In the mid-1980s MCA, 
                who had eventually come to own the Westminster 
                tapes, reissued a number of his better 
                sounding recordings transferred to CDs, 
                and a new generation of collectors came 
                to know him, confronted with the astonishing 
                consistent quality of his artistic production. 
                Many of these recordings still sounded 
                as good as then new recordings. A new 
                Scherchen public began to develop creating 
                a market for additionally discovered 
                recordings and today we are as much 
                aware of the gaps in the Scherchen discography 
                than of its wide range. We are deeply 
                in debt to Scherchen’s daughter, Dr. 
                Myriam Scherchen, for establishing TAHRA 
                records and searching out and publishing 
                radio transcriptions and tapes from 
                minor labels and sharing with us her 
                family photograph album and many fascinating 
                recollections. 
              
 
              
Scherchen was as admiring 
                of — and as well acquainted with — Mahler 
                as Bruno Walter was, and his interpretations, 
                while quite different, must be regarded 
                as equally authoritative. Unfortunately 
                we do not have a complete Mahler cycle: 
                number four is missing completely (Scherchen 
                didn’t care for it and rarely performed 
                it) and of number six we have only a 
                cut and under-rehearsed radio performance 
                of what would have been the most amazing 
                performance of the work ever done. Of 
                Scherchen’s long dedicated friendship 
                with Arnold Schoenberg we have almost 
                nothing recorded, but we can be grateful 
                for a stunning Pelléas et 
                Mélisande and a few shorter 
                works like the one in this set. Of Bach 
                we have an abundance — two sets of Brandenburgs, 
                two Masses in b, the St. Matthew and 
                St John Passions, three versions of 
                Art of Fugue, and a good selection of 
                cantatas — reflecting his profound admiration 
                and identification. 
              
 
              
The most serious detraction 
                critics laid against Scherchen was use 
                of unconventional tempi, but like many 
                creative people he disliked doing anything 
                exactly the same way twice. Also he 
                was frequently forced to work with undermotivated 
                orchestras, and I can’t think of any 
                better way to wake up a complacent group 
                of musicians than to make them play 
                a piece they know too well at a tempo 
                faster or slower than they’d ever dreamed 
                of before. But many of his innovative 
                tempi which were considered shocking 
                when first heard have since become the 
                canon. 
              
 
              
This selection is a 
                reasonable set of representative Scherchen 
                excellence, but they can’t please everybody. 

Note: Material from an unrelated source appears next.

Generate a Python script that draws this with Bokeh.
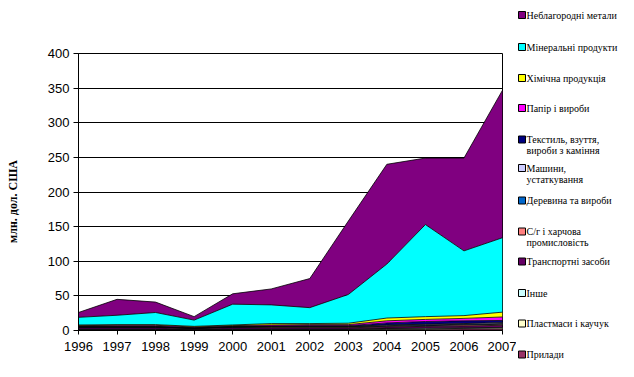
import numpy as np
from bokeh.plotting import figure
from bokeh.layouts import row
from bokeh.models import Range1d, FixedTicker
from bokeh.core.properties import value
from bokeh.embed import file_html
from bokeh.resources import INLINE

# ---------------- data ----------------
years = [1996, 1997, 1998, 1999, 2000, 2001, 2002, 2003, 2004, 2005, 2006, 2007]
year_labels = [str(y) for y in years]
y_ticks = [0, 50, 100, 150, 200, 250, 300, 350, 400]

# series, listed from the bottom of the stack to the top (млн. дол. США)
prylady      = [1.0, 1.0, 1.0, 0.5, 1.0, 1.0, 1.0, 1.0, 1.5, 1.5, 2.0, 2.0]
plastmasy    = [0.5, 0.5, 0.5, 0.3, 0.5, 0.5, 0.5, 0.5, 1.0, 1.0, 1.0, 1.5]
inshe        = [0.5, 0.5, 0.5, 0.3, 0.5, 0.5, 0.5, 0.5, 0.5, 1.0, 1.0, 1.0]
transport    = [2.0, 2.0, 2.0, 1.5, 2.0, 2.0, 2.0, 2.0, 2.0, 2.5, 2.5, 3.0]
sg_harchova  = [0.5, 0.5, 0.5, 0.3, 0.5, 1.0, 1.0, 1.0, 1.0, 1.0, 1.5, 1.5]
derevyna     = [0.5, 0.5, 0.5, 0.3, 0.5, 0.5, 0.5, 0.5, 1.0, 1.0, 1.0, 1.0]
mashyny      = [0.5, 0.5, 0.5, 0.3, 0.5, 0.5, 0.5, 0.5, 1.0, 1.0, 1.0, 1.5]
tekstyl      = [0.5, 0.5, 0.5, 0.5, 0.5, 0.5, 1.0, 1.0, 3.0, 4.0, 4.0, 3.0]
papir        = [1.0, 1.5, 1.5, 1.0, 1.0, 1.5, 1.5, 1.5, 3.0, 3.0, 3.5, 5.0]
khimichna    = [1.0, 1.0, 1.0, 1.0, 1.0, 2.0, 1.5, 2.0, 4.0, 4.0, 4.0, 7.0]
mineralni    = [11.0, 13.5, 17.5, 9.0, 30.0, 27.0, 23.0, 41.5, 78.0, 133.0, 93.5, 107.5]
neblagorodni = [7.0, 23.0, 15.0, 5.0, 15.0, 23.0, 42.0, 106.0, 144.0, 96.0, 134.0, 213.0]

series_bottom_up = [prylady, plastmasy, inshe, transport, sg_harchova, derevyna,
                    mashyny, tekstyl, papir, khimichna, mineralni, neblagorodni]
labels_bottom_up = ["Прилади", "Пластмаси і каучук", "Інше", "Транспортні засоби",
                    "С/г і харчова\nпромисловість", "Деревина та вироби",
                    "Машини,\nустаткування", "Текстиль, взуття,\nвироби з каміння",
                    "Папір і вироби", "Хімічна продукція", "Мінеральні продукти",
                    "Неблагородні метали"]
colors_bottom_up = ["#993366", "#FFFFCC", "#CCFFFF", "#660066", "#FF8080", "#0066CC",
                    "#CCCCFF", "#000080", "#FF00FF", "#FFFF00", "#00FFFF", "#800080"]
y_title = "млн. дол. США"


def blank_panel(width, x0):
    f = figure(width=width, height=377, output_backend="svg", toolbar_location=None,
               x_range=Range1d(x0, x0 + width), y_range=Range1d(377, 0),
               x_axis_location=None, y_axis_location=None,
               min_border=0, min_border_left=0, min_border_right=0,
               min_border_top=0, min_border_bottom=0)
    f.frame_align = False
    f.outline_line_color = None
    f.grid.visible = False
    f.background_fill_color = "white"
    f.border_fill_color = "white"
    return f


# ---------------- y-axis title panel ----------------
TITLE_W = 30
tp = blank_panel(TITLE_W, 0)
tp.text(x=[12], y=[201], text=[y_title], angle=np.pi / 2, text_align="center",
        text_baseline="middle", text_font=value("Liberation Serif"),
        text_font_style="bold", text_font_size="12px", text_color="black")

# ---------------- main chart ----------------
p = figure(width=516 - TITLE_W, height=377, output_backend="svg", toolbar_location=None,
           x_range=Range1d(1996, 2007), y_range=Range1d(0, 400),
           min_border_left=78 - TITLE_W, min_border_right=14,
           min_border_top=53, min_border_bottom=47)
p.frame_align = False
p.background_fill_color = "white"
p.border_fill_color = "white"
p.outline_line_color = "black"
p.outline_line_width = 1

lower = np.zeros(len(years))
for vals, col in zip(series_bottom_up, colors_bottom_up):
    upper = lower + np.array(vals, dtype=float)
    p.varea(x=years, y1=lower, y2=upper, fill_color=col, fill_alpha=1.0)
    lower = upper
lower = np.zeros(len(years))
for vals in series_bottom_up:
    upper = lower + np.array(vals, dtype=float)
    p.line(x=years, y=upper, line_color="black", line_width=0.8)
    lower = upper

p.xgrid.visible = False
p.ygrid.ticker = FixedTicker(ticks=y_ticks)
p.ygrid.grid_line_color = "black"
p.ygrid.grid_line_width = 1

p.xaxis.ticker = FixedTicker(ticks=years)
p.xaxis.major_label_overrides = {y: l for y, l in zip(years, year_labels)}
p.yaxis.ticker = FixedTicker(ticks=y_ticks)
for ax in (p.xaxis[0], p.yaxis[0]):
    ax.axis_line_color = "black"
    ax.major_tick_line_color = "black"
    ax.minor_tick_line_color = None
    ax.major_tick_in = 0
    ax.major_label_text_color = "black"
    ax.major_label_text_font = "Liberation Sans Narrow, Liberation Sans, sans-serif"
    ax.major_label_text_font_size = "13px"
p.xaxis.major_tick_out = 4
p.xaxis.major_label_standoff = 7
p.yaxis.major_tick_out = 5
p.yaxis.major_label_standoff = 4
p.yaxis.major_label_text_font = "Liberation Sans"
p.yaxis.major_label_text_font_size = "13px"

# ---------------- legend panel ----------------
leg = blank_panel(118, 516)

legend_labels = labels_bottom_up[::-1]
legend_colors = colors_bottom_up[::-1]
row_y = [14.5, 46.5, 77.5, 107.5, 139, 167.5, 200, 231, 261, 292.5, 323, 354]
line_gap = 11
sq_x, txt_x = 521.5, 526

tx, ty, tt = [], [], []
for lab, yy in zip(legend_labels, row_y):
    for k, part in enumerate(lab.split("\n")):
        tx.append(txt_x)
        ty.append(yy + k * line_gap)
        tt.append(part)

leg.scatter(x=[sq_x] * len(row_y), y=row_y, marker="square", size=7,
            fill_color=legend_colors, line_color="black", line_width=1)
leg.text(x=tx, y=ty, text=tt, text_baseline="middle", text_align="left",
         text_font=value("Liberation Serif"), text_font_size="10px", text_color="black")

layout = row(tp, p, leg)
open("out.html", "w").write(file_html(layout, INLINE))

                Of his three recordings of the Haydn 
                Military Symphony, I feel this is the 
                least satisfactory, but probably was 
                chosen because it’s the only one in 
                stereo. It amply displays Scherchen 
                in his "surprising tempo" 
                persona; the finale is, by any measure, 
                absurdly fast. The Schoenberg work is 
                completely new to me, and is untypically 
                consonant for this composer, being at 
                times almost pretty; but it demonstrates 
                Scherchen’s missionary desire to promote 
                the composer’s art. The Brahms is a 
                superb performance, rich with detail 
                and drama right up to the end of the 
                third movement; but, disappointingly, 
                sections of the finale are rushed, and 
                at times there the orchestral ensemble 
                is less than perfect. For his English 
                recordings he had a great orchestra 
                to lead and apparently plenty of rehearsal 
                time, and these recordings show that 
                the best that he was capable of is the 
                very best there is. The Beethoven 8th 
                Symphony is one of the very finest performances 
                of this work ever done, as is the "Firebird 
                Suite." Few modern recordings can 
                match the sinister and evil violence 
                of the Kastchei’s Dance sequence. 
              
 
              
These transfers are 
                new. Direct comparison of this Beethoven 
                Symphony with the transfer of the same 
                work on the 1988 MCAD2-9802-B issue 
                shows the new transfer to be more transparent 
                and wider ranged, even on my 3-inch 
                K-L-H computer speaker system. The same 
                comparison with the Stravinsky shows 
                the new transfer to have deeper perspective 
                and greater definition, but the older 
                transfer on a 1999 Japanese Victor pressing 
                MVCW-14033 has been differently equalized, 
                so it has the effect of slightly wider 
                range; one could actually prefer the 
                earlier version if one did not have 
                a super high-definition speaker system. 
              
 
              
If you like what you 
                hear here, you might want to search 
                out Scherchen’s 1953 St. Matthew Passion 
                (monophonic and OP), his Mahler 5th 
                and 7th Symphonies, and the Tahra "Enregistrements 
                Nixa" set (TAH 413/416) of 
                Russian and French orchestral war-horses. 
                There is a wonderful VHS video rehearsal 
                of Bach’s Art of the Fugue on 
                CBC Home Video (VAI 69408 NTSC). The 
                stereo remakes of Handel’s Messiah and 
                Bach’s Mass in b which are currently 
                available on DG are nowhere near so 
                good as the original monophonic versions 
                (both currently OP) which are worth 
                any amount of trouble to find. Never 
                released on CD is the 1953 monophonic 
                English recording of Rossini’s William 
                Tell Overture, a performance which 
                stands out in a heavily crowded field 
                as the finest performance and recording 
                this work has ever received. As any 
                orchestral musician will tell you, to 
                get an orchestra to enjoy playing this 
                despised work and do it this well is 
                the achievement of the millennium.